A Congressional hearing into the outbreak has uncovered what critics view as serious flaws in the way the incident was handled by food regulatory bodies.

One recurring criticism is that disparate agencies have failed to cooperate and communicate effectively, delaying identification of the source of salmonella and fuelling calls for the creation of a single body to oversee food safety.

Currently, 15 federal agencies, including the Food and Drug Administration and the US Department of Agriculture, are responsible for food safety.

However, Sebelius seemingly dismissed calls for the creation of a single food safety body.

“If confirmed as Secretary, I will work to restore trust in the FDA as the leading science-based regulatory agency in the world,” Sebelius said. “I will do so by working to strengthen the FDA’s ability to meet the pressing scientific and global challenges of the 21st century, and by sending a clear message from the top that the President and I expect key decisions at the FDA to be made on the basis of science – period.”

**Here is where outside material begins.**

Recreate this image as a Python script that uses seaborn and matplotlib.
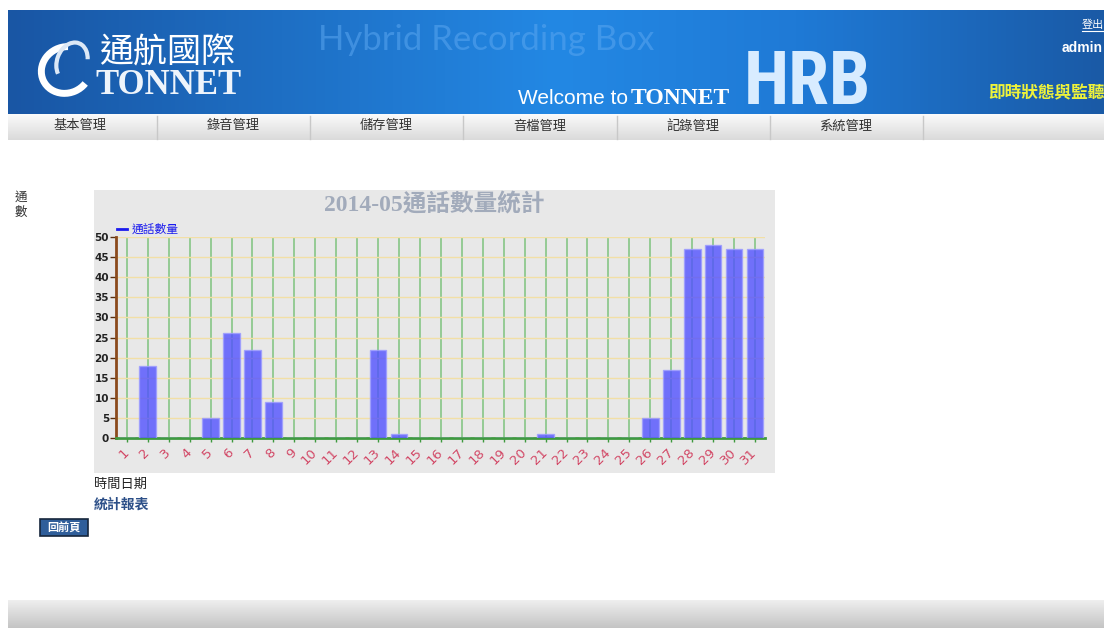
import numpy as np
import matplotlib
matplotlib.use('Agg')
import matplotlib.pyplot as plt
import seaborn as sns
from matplotlib.colors import LinearSegmentedColormap
from matplotlib.lines import Line2D
from matplotlib.patches import Rectangle, Arc

# 數據
days = [str(d) for d in range(1, 32)]
calls = [0, 18, 0, 0, 5, 26, 22, 9, 0, 0, 0, 0, 22, 1, 0, 0,
         0, 0, 0, 0, 1, 0, 0, 0, 0, 5, 17, 47, 48, 47, 47]
y_ticks = list(range(0, 51, 5))
menu_items = ['基本管理', '錄音管理', '儲存管理', '音檔管理', '記錄管理', '系統管理']
chart_title = '2014-05通話數量統計'
series_name = '通話數量'

plt.rcParams['font.family'] = ['Noto Sans CJK TC', 'DejaVu Sans']
CJK = ['Noto Sans CJK TC', 'DejaVu Sans']
SANS = ['DejaVu Sans']

fig = plt.figure(figsize=(11.04, 6.28), dpi=100)
fig.patch.set_facecolor('white')

# 整頁背景 (像素座標)
bg = fig.add_axes([0, 0, 1, 1], zorder=0)
bg.set_xlim(0, 1104)
bg.set_ylim(628, 0)
bg.axis('off')


def grad(ax, extent, stops, horizontal=True):
    cmap = LinearSegmentedColormap.from_list('g', stops)
    g = np.linspace(0, 1, 256)
    arr = g.reshape(1, -1) if horizontal else g.reshape(-1, 1)
    ax.imshow(arr, cmap=cmap, extent=extent, aspect='auto', zorder=1)


# 頁首
grad(bg, [8, 1104, 114, 10], [(0, '#1956a4'), (0.5, '#2388e4'), (0.72, '#1f7ad6'), (1, '#1a5aa6')])
# logo
bg.add_patch(Arc((66, 70), 50, 46, angle=-25, theta1=60, theta2=300, color='white', lw=5, zorder=3))
bg.add_patch(Arc((72, 62), 30, 40, angle=20, theta1=120, theta2=330, color='#dce8f6', lw=3, zorder=3))
bg.text(99, 53, '通航國際', fontsize=24.5, color='white', family=CJK, va='center', zorder=3)
bg.text(95, 94, 'TONNET', fontsize=25, color='#eef4fb', family=['Liberation Serif'],
        fontweight='bold', va='baseline', zorder=3)
bg.text(318, 40, 'Hybrid Recording Box', fontsize=25, color='#5aa6f0', alpha=0.55,
        family=['Lato', 'DejaVu Sans'], va='center', zorder=3)
bg.text(518, 104, 'Welcome to', fontsize=15, color='white', family=['Liberation Sans'], va='baseline', zorder=3)
bg.text(631, 104, 'TONNET', fontsize=17, color='white', family=['Liberation Serif'],
        fontweight='bold', va='baseline', zorder=3)
bg.text(744, 104, 'HRB', fontsize=53, color='#d8ecff',
        family=['Roboto Condensed', 'Liberation Sans Narrow', 'DejaVu Sans'],
        fontweight='bold', fontstretch='condensed', va='baseline', zorder=3)
bg.text(1082, 25, '登出', fontsize=8, color='white', family=CJK, va='center', zorder=3)
bg.plot([1082, 1104], [31, 31], color='white', lw=0.8, zorder=3)
bg.text(1103, 48, 'admin', fontsize=10, color='white', family=['Liberation Sans'], fontweight='bold',
        ha='right', va='center', zorder=3)
bg.text(988, 93, '即時狀態與監聽', fontsize=12, color='#eef23a', family=CJK, fontweight='bold', va='center', zorder=3)

# 選單列
grad(bg, [8, 1104, 140, 114], [(0, '#fbfbfb'), (1, '#dadada')], horizontal=False)
for i, item in enumerate(menu_items):
    cx = 80 + i * 153.2
    bg.text(cx, 126, item, fontsize=9.5, color='#333333', family=CJK, ha='center', va='center', zorder=3)
    bg.plot([cx + 77, cx + 77], [116, 139], color='#c8c8c8', lw=1, zorder=3)

# 左側與下方文字
bg.text(15, 197, '通', fontsize=9, color='#333333', family=CJK, va='center', zorder=3)
bg.text(15, 212, '數', fontsize=9, color='#333333', family=CJK, va='center', zorder=3)
bg.text(94, 484, '時間日期', fontsize=9.5, color='#222222', family=CJK, va='center', zorder=3)
bg.text(94, 505, '統計報表', fontsize=10, color='#2c4f88', family=CJK, fontweight='bold', va='center', zorder=3)
bg.add_patch(Rectangle((40, 519), 48, 17, facecolor='#2f5e9a', edgecolor='#16263c', lw=1.2, zorder=3))
bg.text(64, 527.5, '回前頁', fontsize=8, color='white', family=CJK, fontweight='bold',
        ha='center', va='center', zorder=4)

# 頁尾
grad(bg, [8, 1104, 628, 600], [(0, '#efefef'), (1, '#c4c4c4')], horizontal=False)

# 圖表面板
bg.add_patch(Rectangle((94, 190), 681, 283, facecolor='#e8e8e8', edgecolor='none', zorder=2))
bg.text(434, 205, chart_title, fontsize=17, color='#a2abbb', fontweight='bold',
        family=['Liberation Serif', 'Noto Sans CJK TC'], ha='center', va='center', zorder=3)

# 柱狀圖
ax = fig.add_axes([116 / 1104, 1 - 438 / 628, (765 - 116) / 1104, (438 - 237) / 628], zorder=2)
ax.set_facecolor('none')
sns.barplot(x=days, y=calls, color='#5252ff', saturation=1, alpha=0.8, width=0.8,
            edgecolor='#9c9cff', linewidth=1, ax=ax, zorder=3)
ax.set_xlim(-0.52, 30.48)
ax.set_ylim(0, 50)
ax.set_yticks(y_ticks)
ax.set_axisbelow(True)
ax.xaxis.grid(True, color='#8ec88e', lw=1.3)
ax.yaxis.grid(True, color='#f2dfa6', lw=1)
for s in ['top', 'right']:
    ax.spines[s].set_visible(False)
ax.spines['left'].set_color('#8b4a1c')
ax.spines['left'].set_linewidth(2)
ax.spines['bottom'].set_color('#3f9a3f')
ax.spines['bottom'].set_linewidth(2)
ax.tick_params(axis='x', color='#3f9a3f', length=3, width=1, labelcolor='#d24866', pad=6)
ax.tick_params(axis='y', color='#5a3010', length=4, width=1, labelcolor='#222222', pad=1)
ax.set_xticks(range(len(days)))
ax.set_xticklabels(days, rotation=45, ha='right', va='center', rotation_mode='anchor',
                   fontsize=9.5, family=SANS)
for lab in ax.get_yticklabels():
    lab.set_fontweight('bold')
    lab.set_fontsize(7.5)
    lab.set_family(SANS)
ax.set_xlabel('')
ax.set_ylabel('')

leg = ax.legend(handles=[Line2D([], [], color='#1a1aee', lw=2)], labels=[series_name],
                loc='lower left', bbox_to_anchor=(0, 1), frameon=False, handlelength=0.8,
                handletextpad=0.4, borderaxespad=0, borderpad=0.1, prop={'family': CJK, 'size': 8.5})
for t in leg.get_texts():
    t.set_color('#1a1aee')

fig.savefig('out.png', dpi=100)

Nevertheless, restoring faith in the existing US food safety system looks set to be an uphill struggle. Yesterday’s revelation that Setton Pistachio of Terra Bella, the second-largest pistachio processor in the US, distributed pistachios contaminated with salmonella, is likely to add weight to calls for reform.

Already various companies – including the likes of PepsiCo’s Frito Lay, Kraft Foods and Kroger – have been forced to recall various products containing the affected nuts.